- Plotting code records -
============================================================
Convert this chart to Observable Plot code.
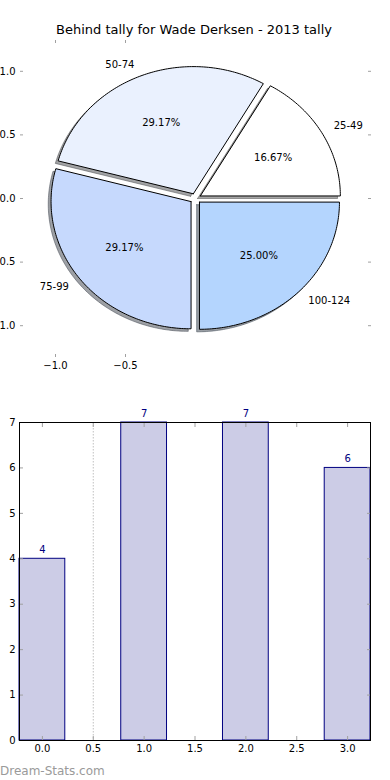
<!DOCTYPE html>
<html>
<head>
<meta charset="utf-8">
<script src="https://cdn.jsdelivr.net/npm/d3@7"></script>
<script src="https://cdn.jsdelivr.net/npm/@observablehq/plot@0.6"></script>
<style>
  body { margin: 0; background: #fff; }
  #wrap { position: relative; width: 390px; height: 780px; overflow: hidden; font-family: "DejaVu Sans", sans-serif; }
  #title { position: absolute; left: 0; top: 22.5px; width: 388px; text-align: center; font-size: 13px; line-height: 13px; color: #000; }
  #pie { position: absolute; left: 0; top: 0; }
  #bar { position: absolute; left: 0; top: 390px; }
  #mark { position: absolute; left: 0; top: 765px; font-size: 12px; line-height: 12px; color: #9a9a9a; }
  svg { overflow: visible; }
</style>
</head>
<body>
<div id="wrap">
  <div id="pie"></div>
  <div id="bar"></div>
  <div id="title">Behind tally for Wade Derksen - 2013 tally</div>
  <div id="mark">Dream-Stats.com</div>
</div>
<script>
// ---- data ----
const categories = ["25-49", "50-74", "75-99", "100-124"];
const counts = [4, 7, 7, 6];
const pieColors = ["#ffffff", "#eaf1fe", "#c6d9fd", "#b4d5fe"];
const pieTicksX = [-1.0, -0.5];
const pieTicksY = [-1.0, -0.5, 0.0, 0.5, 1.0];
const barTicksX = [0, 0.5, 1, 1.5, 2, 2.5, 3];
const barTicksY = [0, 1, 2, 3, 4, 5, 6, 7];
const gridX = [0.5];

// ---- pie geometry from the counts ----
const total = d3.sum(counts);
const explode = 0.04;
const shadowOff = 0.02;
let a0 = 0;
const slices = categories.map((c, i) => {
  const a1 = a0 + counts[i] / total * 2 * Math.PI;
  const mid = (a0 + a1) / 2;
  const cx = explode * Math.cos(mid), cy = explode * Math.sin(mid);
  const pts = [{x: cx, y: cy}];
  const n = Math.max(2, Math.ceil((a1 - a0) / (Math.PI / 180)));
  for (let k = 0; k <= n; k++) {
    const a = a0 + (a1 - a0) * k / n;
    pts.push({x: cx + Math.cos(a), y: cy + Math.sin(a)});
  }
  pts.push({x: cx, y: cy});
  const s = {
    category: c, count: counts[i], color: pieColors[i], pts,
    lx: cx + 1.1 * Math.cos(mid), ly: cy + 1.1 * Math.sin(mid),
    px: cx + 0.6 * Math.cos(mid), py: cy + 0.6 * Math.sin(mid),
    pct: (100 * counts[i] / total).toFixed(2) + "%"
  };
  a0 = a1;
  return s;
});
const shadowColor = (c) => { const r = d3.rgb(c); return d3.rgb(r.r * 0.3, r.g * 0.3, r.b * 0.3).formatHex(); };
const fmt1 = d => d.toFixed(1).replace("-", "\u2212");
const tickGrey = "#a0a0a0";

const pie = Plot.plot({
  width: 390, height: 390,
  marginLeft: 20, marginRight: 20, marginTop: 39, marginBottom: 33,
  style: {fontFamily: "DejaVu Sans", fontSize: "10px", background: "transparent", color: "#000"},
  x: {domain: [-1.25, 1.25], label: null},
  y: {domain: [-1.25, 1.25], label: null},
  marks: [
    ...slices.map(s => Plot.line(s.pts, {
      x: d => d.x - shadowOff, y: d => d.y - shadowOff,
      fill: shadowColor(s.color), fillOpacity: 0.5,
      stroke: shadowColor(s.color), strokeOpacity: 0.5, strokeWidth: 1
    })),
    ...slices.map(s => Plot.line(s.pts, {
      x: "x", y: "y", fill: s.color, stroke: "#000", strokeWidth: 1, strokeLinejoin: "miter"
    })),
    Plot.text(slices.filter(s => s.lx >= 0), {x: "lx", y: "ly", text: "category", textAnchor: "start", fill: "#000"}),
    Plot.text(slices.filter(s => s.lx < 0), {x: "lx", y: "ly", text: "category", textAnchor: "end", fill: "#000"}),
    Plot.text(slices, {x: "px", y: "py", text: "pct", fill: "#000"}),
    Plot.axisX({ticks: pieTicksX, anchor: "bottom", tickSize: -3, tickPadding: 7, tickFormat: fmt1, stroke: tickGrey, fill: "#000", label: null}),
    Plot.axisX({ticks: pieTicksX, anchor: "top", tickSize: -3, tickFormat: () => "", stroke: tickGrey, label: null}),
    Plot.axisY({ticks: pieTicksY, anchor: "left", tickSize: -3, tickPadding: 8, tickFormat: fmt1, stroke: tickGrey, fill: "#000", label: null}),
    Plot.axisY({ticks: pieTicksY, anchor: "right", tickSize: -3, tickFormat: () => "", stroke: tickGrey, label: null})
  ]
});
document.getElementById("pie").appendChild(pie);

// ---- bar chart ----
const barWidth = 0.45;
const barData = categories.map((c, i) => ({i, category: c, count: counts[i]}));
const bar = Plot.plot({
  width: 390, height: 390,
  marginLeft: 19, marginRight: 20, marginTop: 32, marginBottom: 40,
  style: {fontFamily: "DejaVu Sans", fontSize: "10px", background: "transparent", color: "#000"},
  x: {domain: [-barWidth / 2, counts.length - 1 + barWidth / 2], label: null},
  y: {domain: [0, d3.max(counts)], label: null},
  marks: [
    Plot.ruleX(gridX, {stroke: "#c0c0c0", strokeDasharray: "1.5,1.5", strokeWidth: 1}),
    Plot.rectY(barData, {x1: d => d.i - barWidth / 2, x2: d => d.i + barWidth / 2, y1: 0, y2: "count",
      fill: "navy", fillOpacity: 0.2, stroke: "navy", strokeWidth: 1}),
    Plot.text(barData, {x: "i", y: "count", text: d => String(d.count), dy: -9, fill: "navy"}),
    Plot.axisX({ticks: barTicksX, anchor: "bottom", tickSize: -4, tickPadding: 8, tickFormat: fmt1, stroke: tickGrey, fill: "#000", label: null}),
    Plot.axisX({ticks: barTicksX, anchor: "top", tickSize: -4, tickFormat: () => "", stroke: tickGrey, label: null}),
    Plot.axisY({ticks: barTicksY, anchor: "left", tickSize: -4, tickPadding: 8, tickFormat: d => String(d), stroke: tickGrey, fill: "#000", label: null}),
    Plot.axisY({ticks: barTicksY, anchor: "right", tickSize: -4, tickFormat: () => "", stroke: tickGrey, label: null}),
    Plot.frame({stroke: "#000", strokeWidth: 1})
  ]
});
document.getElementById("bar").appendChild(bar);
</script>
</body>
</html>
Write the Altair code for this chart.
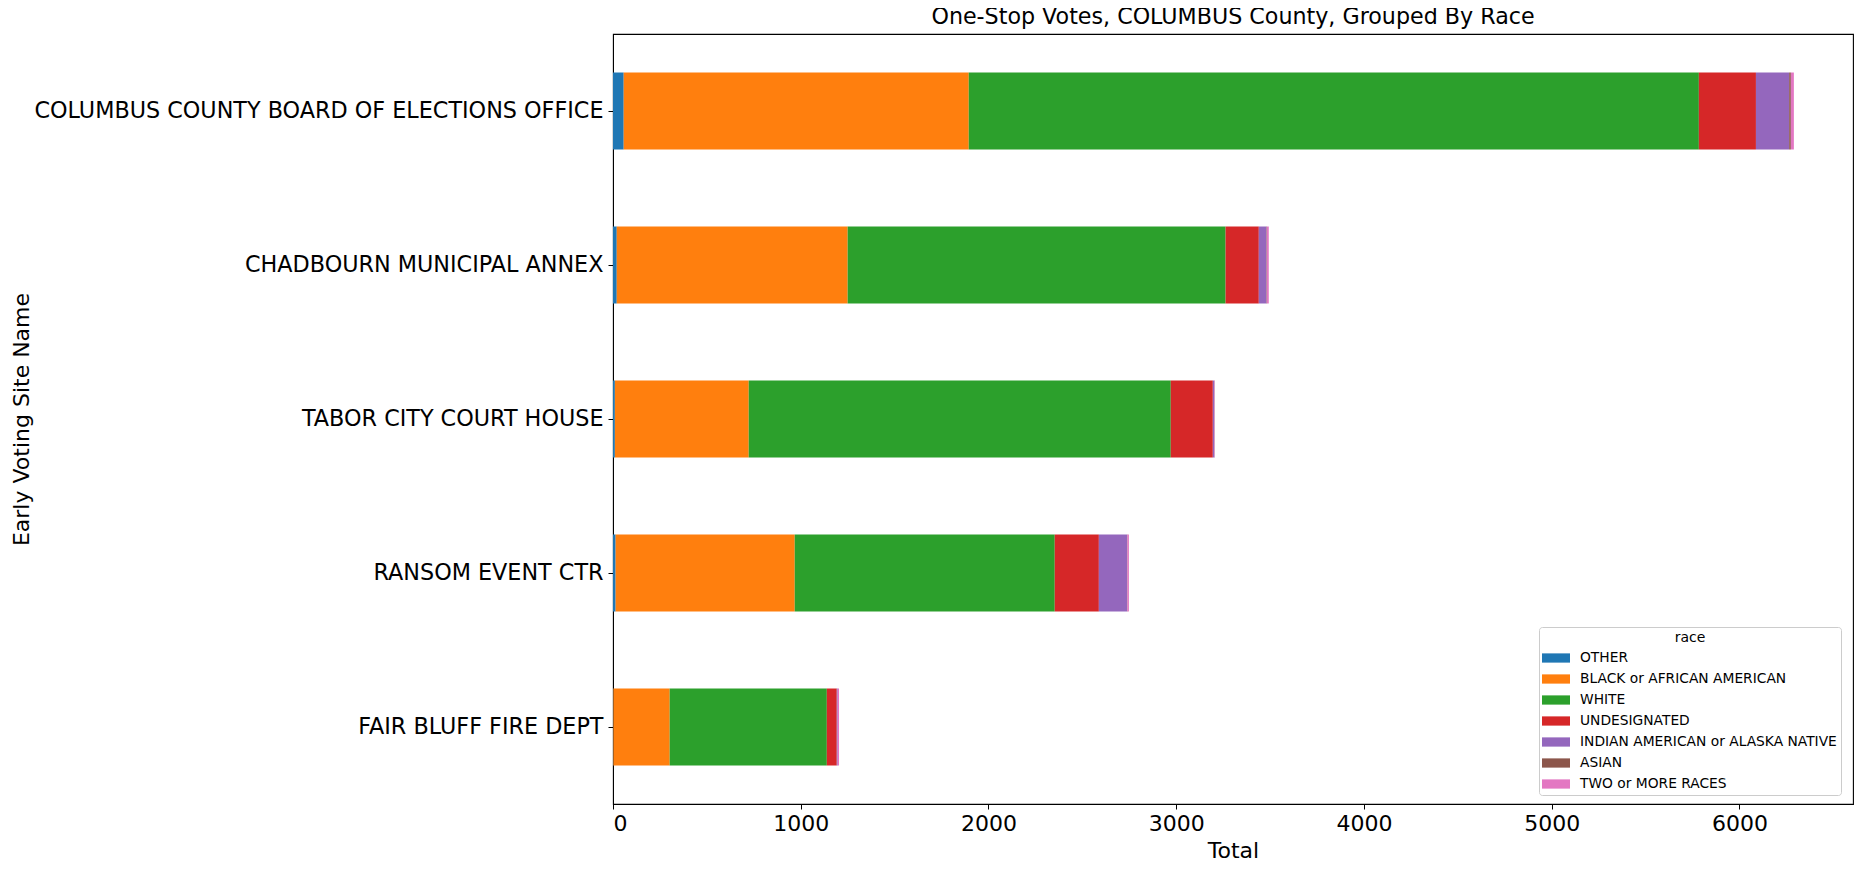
============================================================
Pick out each line above that includes "this" and show it.

Convert this chart to Observable Plot code.
Write the Altair code for this chart.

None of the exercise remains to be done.